James Madison to Thomas Cooper (December 26, 1826)

Montpellier Decr. 26. 1826—
The mail has furnished me with a copy of your Lectures on Civil Government, & on the constitution of the U. S. I find in them much in which I concur; parts on which I might say — non liquet — & others from which I should dissent; but none, of which interesting veiws are not presented. What alone I mean to notice is a passage in which you have been misled by the authorities before you, & by a misunderstanding of the term "National" used in the early proceedings of the Convention of 1787. Both Mr. Yates & Mr. Martin brought to the Convention predispositions agt. its object, the one from Maryland representing the party of Mr. Chase opposed to federal restraints on the State Legislation; the other from New York, the party unwilling to lose the power over trade through which the State levied a tribute on the consumption of its neighbours. Both of them left the Convention long before it compleated its work; & appear to have reported in angry terms, what they had observed with jaundiced eyes. Mr. Martin is said to have recanted at a later day; & Mr.

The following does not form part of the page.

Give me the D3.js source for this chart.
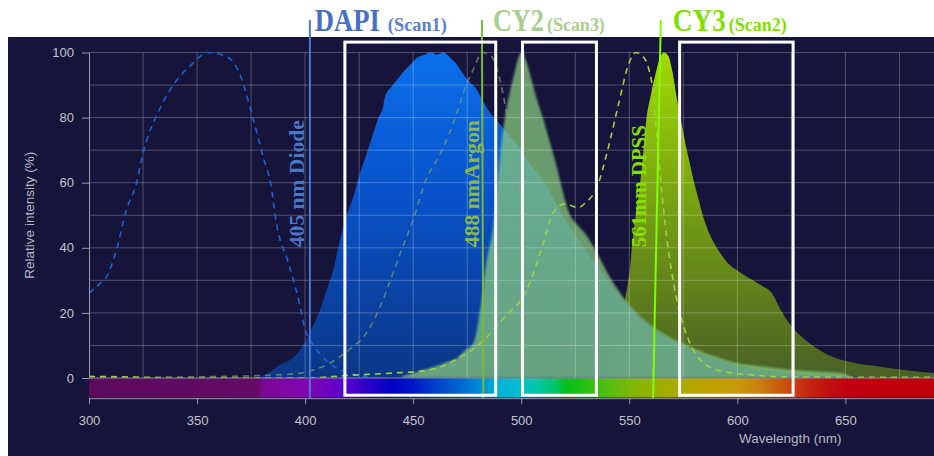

Yates to have changed his politics & joined the party adverse to that which sent him to the Convention. — With respect to the term "National" as contradistinguished from the term "federal," it was not meant to express the extent of power, but the mode of its operation, which was to be not like the power of the old Confederation operating on States; but like that of ordinary Governments operating on individuals; & the substitution of "United States" for "National" noted in the journal, was not designed to change the meaning of the latter, but to guard agt. a mistake or misrepresentation of what was intended. The term "National" was used in the original propositions offered on the part of the Virga. Deputies, not one of whom attached to it any other meaning than that here explained. Mr. Randolph himself the organ of the Deputation, on the occasion, was a strenuous advocate for the federal quality of limited & specified powers; & finally refused to sign the constitution because its powers were not sufficiently limited & de-defined.